**Stated problem:**
Pictures excluded, return the lines below from the first through the line holding "fontSize:size, fill:col ||".
-- begin --
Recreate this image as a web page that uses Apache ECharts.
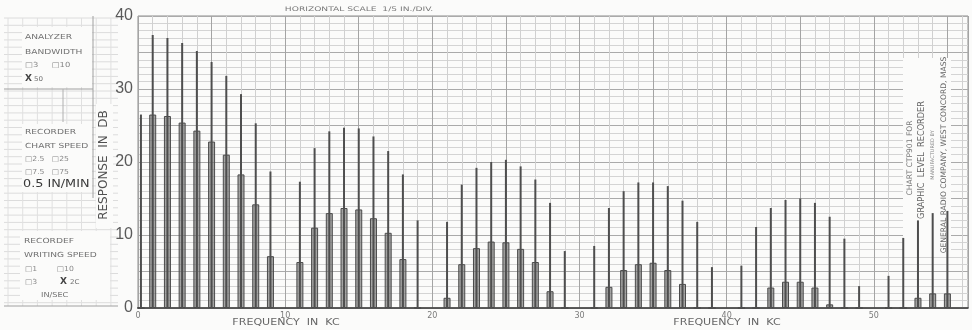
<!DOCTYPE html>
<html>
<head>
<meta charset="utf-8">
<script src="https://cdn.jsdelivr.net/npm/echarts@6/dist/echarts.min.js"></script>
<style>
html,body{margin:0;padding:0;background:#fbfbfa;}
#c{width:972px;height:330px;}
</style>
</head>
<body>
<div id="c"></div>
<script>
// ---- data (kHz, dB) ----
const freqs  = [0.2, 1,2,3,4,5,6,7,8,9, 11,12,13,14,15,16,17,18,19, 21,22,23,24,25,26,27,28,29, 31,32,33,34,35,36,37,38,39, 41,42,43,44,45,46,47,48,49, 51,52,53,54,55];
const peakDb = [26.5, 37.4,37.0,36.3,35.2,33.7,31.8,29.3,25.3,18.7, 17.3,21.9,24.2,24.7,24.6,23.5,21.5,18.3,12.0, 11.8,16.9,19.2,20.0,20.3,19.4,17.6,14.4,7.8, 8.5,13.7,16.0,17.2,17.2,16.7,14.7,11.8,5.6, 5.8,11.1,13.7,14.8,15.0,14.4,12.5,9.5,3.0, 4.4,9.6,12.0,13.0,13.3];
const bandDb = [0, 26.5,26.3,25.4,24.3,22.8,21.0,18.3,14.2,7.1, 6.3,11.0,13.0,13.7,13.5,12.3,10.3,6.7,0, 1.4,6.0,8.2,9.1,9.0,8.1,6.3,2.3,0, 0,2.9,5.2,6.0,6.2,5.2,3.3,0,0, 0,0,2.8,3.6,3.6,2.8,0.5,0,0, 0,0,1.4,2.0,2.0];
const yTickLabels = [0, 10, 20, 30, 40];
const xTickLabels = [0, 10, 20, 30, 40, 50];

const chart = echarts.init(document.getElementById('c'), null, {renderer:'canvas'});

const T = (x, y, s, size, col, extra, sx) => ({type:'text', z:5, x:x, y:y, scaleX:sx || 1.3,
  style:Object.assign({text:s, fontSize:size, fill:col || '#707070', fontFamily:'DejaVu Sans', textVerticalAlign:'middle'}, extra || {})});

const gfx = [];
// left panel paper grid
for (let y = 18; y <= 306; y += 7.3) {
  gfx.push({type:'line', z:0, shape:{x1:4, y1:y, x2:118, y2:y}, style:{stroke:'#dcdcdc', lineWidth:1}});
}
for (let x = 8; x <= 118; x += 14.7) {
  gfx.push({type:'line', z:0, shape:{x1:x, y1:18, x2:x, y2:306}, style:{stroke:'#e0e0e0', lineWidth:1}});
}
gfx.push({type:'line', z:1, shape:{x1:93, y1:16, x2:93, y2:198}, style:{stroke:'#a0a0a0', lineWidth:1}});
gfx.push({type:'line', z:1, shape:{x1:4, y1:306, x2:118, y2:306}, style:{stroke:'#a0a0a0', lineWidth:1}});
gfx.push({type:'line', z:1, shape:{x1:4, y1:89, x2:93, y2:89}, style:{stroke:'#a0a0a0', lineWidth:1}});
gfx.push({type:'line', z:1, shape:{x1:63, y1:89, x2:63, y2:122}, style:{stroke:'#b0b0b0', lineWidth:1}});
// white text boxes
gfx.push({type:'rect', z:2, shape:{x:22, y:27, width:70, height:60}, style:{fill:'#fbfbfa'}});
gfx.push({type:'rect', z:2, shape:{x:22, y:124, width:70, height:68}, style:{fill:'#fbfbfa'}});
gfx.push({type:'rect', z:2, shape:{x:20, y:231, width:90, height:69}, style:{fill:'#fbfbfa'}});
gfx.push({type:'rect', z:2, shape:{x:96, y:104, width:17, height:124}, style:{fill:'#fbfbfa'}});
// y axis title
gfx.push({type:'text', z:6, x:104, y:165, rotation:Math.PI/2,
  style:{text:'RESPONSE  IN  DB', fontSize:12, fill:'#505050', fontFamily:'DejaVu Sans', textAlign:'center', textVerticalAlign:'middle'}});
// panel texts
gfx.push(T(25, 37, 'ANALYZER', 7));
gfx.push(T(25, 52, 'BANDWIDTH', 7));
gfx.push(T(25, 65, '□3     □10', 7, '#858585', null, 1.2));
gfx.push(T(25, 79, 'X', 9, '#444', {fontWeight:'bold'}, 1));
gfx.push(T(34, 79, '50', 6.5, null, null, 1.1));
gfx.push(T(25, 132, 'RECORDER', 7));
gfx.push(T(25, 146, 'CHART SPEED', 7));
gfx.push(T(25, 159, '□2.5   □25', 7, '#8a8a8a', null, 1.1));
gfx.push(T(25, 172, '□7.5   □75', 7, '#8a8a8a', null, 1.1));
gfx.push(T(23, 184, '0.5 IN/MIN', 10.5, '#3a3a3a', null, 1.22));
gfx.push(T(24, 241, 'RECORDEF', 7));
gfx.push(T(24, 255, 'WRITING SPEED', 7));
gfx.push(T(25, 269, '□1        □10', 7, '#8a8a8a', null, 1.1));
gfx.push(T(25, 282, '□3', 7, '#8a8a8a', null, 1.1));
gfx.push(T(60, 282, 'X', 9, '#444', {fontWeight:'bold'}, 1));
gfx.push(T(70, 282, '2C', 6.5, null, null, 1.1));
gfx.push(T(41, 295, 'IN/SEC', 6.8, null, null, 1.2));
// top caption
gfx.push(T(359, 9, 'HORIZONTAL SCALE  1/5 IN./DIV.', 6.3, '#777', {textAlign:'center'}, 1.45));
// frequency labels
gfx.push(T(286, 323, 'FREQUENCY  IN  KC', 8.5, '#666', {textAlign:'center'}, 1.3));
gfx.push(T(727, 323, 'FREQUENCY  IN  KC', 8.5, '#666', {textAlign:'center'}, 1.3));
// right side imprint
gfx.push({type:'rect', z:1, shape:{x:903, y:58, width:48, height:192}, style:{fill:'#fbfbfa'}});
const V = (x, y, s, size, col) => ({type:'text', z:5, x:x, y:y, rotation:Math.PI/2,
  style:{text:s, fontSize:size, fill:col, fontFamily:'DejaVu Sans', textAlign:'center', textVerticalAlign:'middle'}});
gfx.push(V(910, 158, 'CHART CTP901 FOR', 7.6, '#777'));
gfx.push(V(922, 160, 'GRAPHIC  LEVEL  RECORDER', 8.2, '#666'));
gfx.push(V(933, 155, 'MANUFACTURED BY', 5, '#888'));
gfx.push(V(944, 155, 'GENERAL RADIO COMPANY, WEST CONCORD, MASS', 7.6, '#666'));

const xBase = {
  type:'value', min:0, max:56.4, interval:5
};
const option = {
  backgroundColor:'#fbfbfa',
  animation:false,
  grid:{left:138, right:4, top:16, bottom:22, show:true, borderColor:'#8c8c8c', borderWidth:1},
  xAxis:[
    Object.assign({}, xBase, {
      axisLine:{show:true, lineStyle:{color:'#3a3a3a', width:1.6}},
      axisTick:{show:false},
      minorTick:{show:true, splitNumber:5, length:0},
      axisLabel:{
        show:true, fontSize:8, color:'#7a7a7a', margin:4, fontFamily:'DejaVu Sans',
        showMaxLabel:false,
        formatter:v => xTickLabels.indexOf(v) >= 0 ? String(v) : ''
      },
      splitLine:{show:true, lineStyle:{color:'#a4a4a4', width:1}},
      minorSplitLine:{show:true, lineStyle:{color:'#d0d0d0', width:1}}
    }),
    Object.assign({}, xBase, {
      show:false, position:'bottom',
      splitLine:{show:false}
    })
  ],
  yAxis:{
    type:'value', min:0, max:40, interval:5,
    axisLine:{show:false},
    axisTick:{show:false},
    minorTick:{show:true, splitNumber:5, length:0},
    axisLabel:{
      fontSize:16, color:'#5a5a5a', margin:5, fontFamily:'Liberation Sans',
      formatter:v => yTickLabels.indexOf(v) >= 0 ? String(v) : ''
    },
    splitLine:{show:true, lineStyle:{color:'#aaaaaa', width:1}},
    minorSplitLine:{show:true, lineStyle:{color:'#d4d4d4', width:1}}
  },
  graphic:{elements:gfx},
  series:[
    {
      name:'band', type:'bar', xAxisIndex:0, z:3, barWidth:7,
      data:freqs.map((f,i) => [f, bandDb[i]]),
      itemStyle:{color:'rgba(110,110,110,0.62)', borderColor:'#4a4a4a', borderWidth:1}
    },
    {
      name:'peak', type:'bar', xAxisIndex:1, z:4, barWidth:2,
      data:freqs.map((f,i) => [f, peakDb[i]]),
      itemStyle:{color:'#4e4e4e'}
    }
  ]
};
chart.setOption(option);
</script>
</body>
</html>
-- end --
**Result below:**
Recreate this image as a web page that uses Apache ECharts.
<!DOCTYPE html>
<html>
<head>
<meta charset="utf-8">
<script src="https://cdn.jsdelivr.net/npm/echarts@6/dist/echarts.min.js"></script>
<style>
html,body{margin:0;padding:0;background:#fbfbfa;}
#c{width:972px;height:330px;}
</style>
</head>
<body>
<div id="c"></div>
<script>
// ---- data (kHz, dB) ----
const freqs  = [0.2, 1,2,3,4,5,6,7,8,9, 11,12,13,14,15,16,17,18,19, 21,22,23,24,25,26,27,28,29, 31,32,33,34,35,36,37,38,39, 41,42,43,44,45,46,47,48,49, 51,52,53,54,55];
const peakDb = [26.5, 37.4,37.0,36.3,35.2,33.7,31.8,29.3,25.3,18.7, 17.3,21.9,24.2,24.7,24.6,23.5,21.5,18.3,12.0, 11.8,16.9,19.2,20.0,20.3,19.4,17.6,14.4,7.8, 8.5,13.7,16.0,17.2,17.2,16.7,14.7,11.8,5.6, 5.8,11.1,13.7,14.8,15.0,14.4,12.5,9.5,3.0, 4.4,9.6,12.0,13.0,13.3];
const bandDb = [0, 26.5,26.3,25.4,24.3,22.8,21.0,18.3,14.2,7.1, 6.3,11.0,13.0,13.7,13.5,12.3,10.3,6.7,0, 1.4,6.0,8.2,9.1,9.0,8.1,6.3,2.3,0, 0,2.9,5.2,6.0,6.2,5.2,3.3,0,0, 0,0,2.8,3.6,3.6,2.8,0.5,0,0, 0,0,1.4,2.0,2.0];
const yTickLabels = [0, 10, 20, 30, 40];
const xTickLabels = [0, 10, 20, 30, 40, 50];

const chart = echarts.init(document.getElementById('c'), null, {renderer:'canvas'});

const T = (x, y, s, size, col, extra, sx) => ({type:'text', z:5, x:x, y:y, scaleX:sx || 1.3,
  style:Object.assign({text:s, fontSize:size, fill:col || '#707070', fontFamily:'DejaVu Sans', textVerticalAlign:'middle'}, extra || {})});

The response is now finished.